TASK DETAILS → Below is a block of records: output all of them exactly and leave out the pictures.

[Stored items from a collection]
________________________
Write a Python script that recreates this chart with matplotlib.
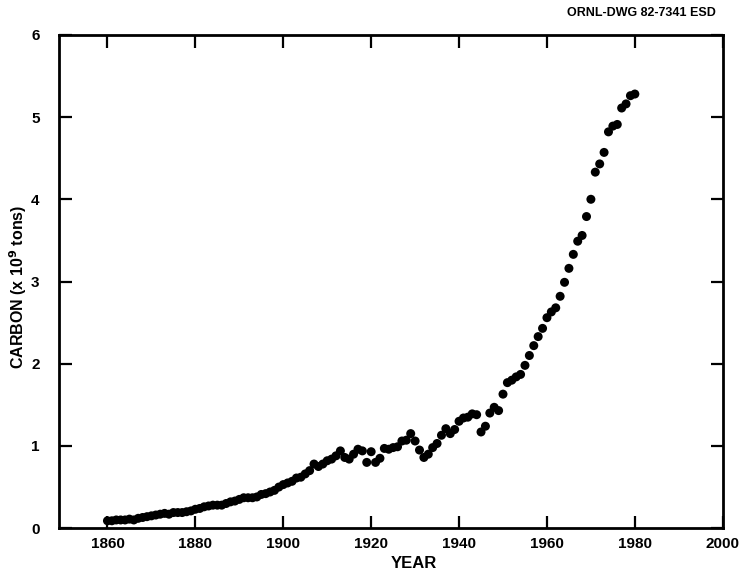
import matplotlib

matplotlib.use("Agg")
import matplotlib.pyplot as plt

# global fossil-fuel carbon release, 10^9 tons per year
years = list(range(1860, 1981))
carbon = [
    0.09, 0.09, 0.10, 0.10, 0.10, 0.11, 0.10, 0.12, 0.13, 0.14,  # 1860s
    0.15, 0.16, 0.17, 0.18, 0.17, 0.19, 0.19, 0.19, 0.20, 0.21,  # 1870s
    0.23, 0.24, 0.26, 0.27, 0.28, 0.28, 0.28, 0.30, 0.32, 0.33,  # 1880s
    0.35, 0.37, 0.37, 0.37, 0.38, 0.41, 0.42, 0.44, 0.46, 0.50,  # 1890s
    0.53, 0.55, 0.57, 0.61, 0.62, 0.66, 0.70, 0.78, 0.75, 0.78,  # 1900s
    0.82, 0.84, 0.88, 0.94, 0.86, 0.84, 0.90, 0.96, 0.94, 0.80,  # 1910s
    0.93, 0.80, 0.85, 0.97, 0.96, 0.98, 0.99, 1.06, 1.07, 1.15,  # 1920s
    1.06, 0.95, 0.86, 0.90, 0.98, 1.03, 1.13, 1.21, 1.15, 1.20,  # 1930s
    1.30, 1.34, 1.35, 1.39, 1.38, 1.17, 1.24, 1.40, 1.47, 1.43,  # 1940s
    1.63, 1.77, 1.80, 1.84, 1.87, 1.98, 2.10, 2.22, 2.33, 2.43,  # 1950s
    2.56, 2.63, 2.68, 2.82, 2.99, 3.16, 3.33, 3.49, 3.56, 3.79,  # 1960s
    4.00, 4.33, 4.43, 4.57, 4.82, 4.89, 4.91, 5.11, 5.16, 5.26,  # 1970s
    5.28,
]

x_ticks = [1860, 1880, 1900, 1920, 1940, 1960, 1980, 2000]
y_ticks = [0, 1, 2, 3, 4, 5, 6]

plt.rcParams["font.family"] = ["Liberation Sans", "DejaVu Sans"]
plt.rcParams["font.weight"] = "bold"

fig = plt.figure(figsize=(7.39, 5.71), dpi=100)
fig.patch.set_facecolor("white")
ax = fig.add_axes([0.080, 0.075, 0.898, 0.864])

ax.scatter(years, carbon, s=42, color="black", edgecolors="none", zorder=3)

ax.set_xlim(1849, 2000)
ax.set_ylim(0, 6)
ax.set_xticks(x_ticks)
ax.set_yticks(y_ticks)
ax.set_xticklabels([str(t) for t in x_ticks], fontsize=11, fontweight="bold")
ax.set_yticklabels([str(t) for t in y_ticks], fontsize=11, fontweight="bold")

for side in ax.spines.values():
    side.set_linewidth(2.0)
ax.tick_params(axis="both", direction="in", length=9, width=1.6,
               top=True, right=True)
ax.tick_params(axis="x", pad=6)
ax.tick_params(axis="y", pad=14)

ax.set_xlabel("YEAR", fontsize=12, fontweight="bold")
ax.xaxis.set_label_coords(0.534, -0.056)
ax.set_ylabel("CARBON (x 10$^{\\mathbf{9}}$ tons)", fontsize=11.5, fontweight="bold")
ax.yaxis.set_label_coords(-0.046, 0.49)

fig.text(0.969, 0.978, "ORNL-DWG 82-7341 ESD", ha="right", va="center",
         fontsize=9, fontweight="bold")

fig.savefig("out.png", dpi=100)
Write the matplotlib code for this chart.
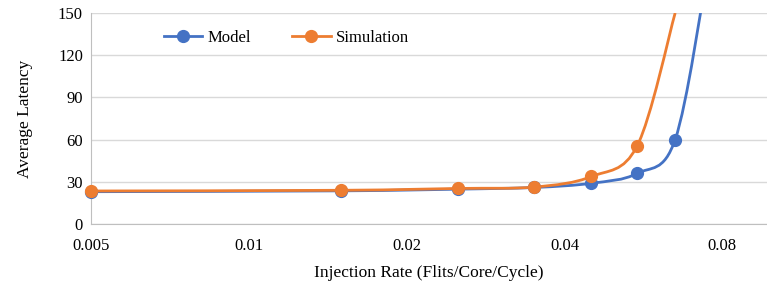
________________________
WRITTEN SOLUTION →
Write a Python script that recreates this chart with matplotlib.
import matplotlib

matplotlib.use("Agg")
import matplotlib.pyplot as plt

# global fossil-fuel carbon release, 10^9 tons per year
years = list(range(1860, 1981))
carbon = [
    0.09, 0.09, 0.10, 0.10, 0.10, 0.11, 0.10, 0.12, 0.13, 0.14,  # 1860s
    0.15, 0.16, 0.17, 0.18, 0.17, 0.19, 0.19, 0.19, 0.20, 0.21,  # 1870s
    0.23, 0.24, 0.26, 0.27, 0.28, 0.28, 0.28, 0.30, 0.32, 0.33,  # 1880s
    0.35, 0.37, 0.37, 0.37, 0.38, 0.41, 0.42, 0.44, 0.46, 0.50,  # 1890s
    0.53, 0.55, 0.57, 0.61, 0.62, 0.66, 0.70, 0.78, 0.75, 0.78,  # 1900s
    0.82, 0.84, 0.88, 0.94, 0.86, 0.84, 0.90, 0.96, 0.94, 0.80,  # 1910s
    0.93, 0.80, 0.85, 0.97, 0.96, 0.98, 0.99, 1.06, 1.07, 1.15,  # 1920s
    1.06, 0.95, 0.86, 0.90, 0.98, 1.03, 1.13, 1.21, 1.15, 1.20,  # 1930s
    1.30, 1.34, 1.35, 1.39, 1.38, 1.17, 1.24, 1.40, 1.47, 1.43,  # 1940s
    1.63, 1.77, 1.80, 1.84, 1.87, 1.98, 2.10, 2.22, 2.33, 2.43,  # 1950s
    2.56, 2.63, 2.68, 2.82, 2.99, 3.16, 3.33, 3.49, 3.56, 3.79,  # 1960s
    4.00, 4.33, 4.43, 4.57, 4.82, 4.89, 4.91, 5.11, 5.16, 5.26,  # 1970s
    5.28,
]

x_ticks = [1860, 1880, 1900, 1920, 1940, 1960, 1980, 2000]
y_ticks = [0, 1, 2, 3, 4, 5, 6]

plt.rcParams["font.family"] = ["Liberation Sans", "DejaVu Sans"]
plt.rcParams["font.weight"] = "bold"

fig = plt.figure(figsize=(7.39, 5.71), dpi=100)
fig.patch.set_facecolor("white")
ax = fig.add_axes([0.080, 0.075, 0.898, 0.864])

ax.scatter(years, carbon, s=42, color="black", edgecolors="none", zorder=3)

ax.set_xlim(1849, 2000)
ax.set_ylim(0, 6)
ax.set_xticks(x_ticks)
ax.set_yticks(y_ticks)
ax.set_xticklabels([str(t) for t in x_ticks], fontsize=11, fontweight="bold")
ax.set_yticklabels([str(t) for t in y_ticks], fontsize=11, fontweight="bold")

for side in ax.spines.values():
    side.set_linewidth(2.0)
ax.tick_params(axis="both", direction="in", length=9, width=1.6,
               top=True, right=True)
ax.tick_params(axis="x", pad=6)
ax.tick_params(axis="y", pad=14)

ax.set_xlabel("YEAR", fontsize=12, fontweight="bold")
ax.xaxis.set_label_coords(0.534, -0.056)
ax.set_ylabel("CARBON (x 10$^{\\mathbf{9}}$ tons)", fontsize=11.5, fontweight="bold")
ax.yaxis.set_label_coords(-0.046, 0.49)

fig.text(0.969, 0.978, "ORNL-DWG 82-7341 ESD", ha="right", va="center",
         fontsize=9, fontweight="bold")

fig.savefig("out.png", dpi=100)
Write the matplotlib code for this chart.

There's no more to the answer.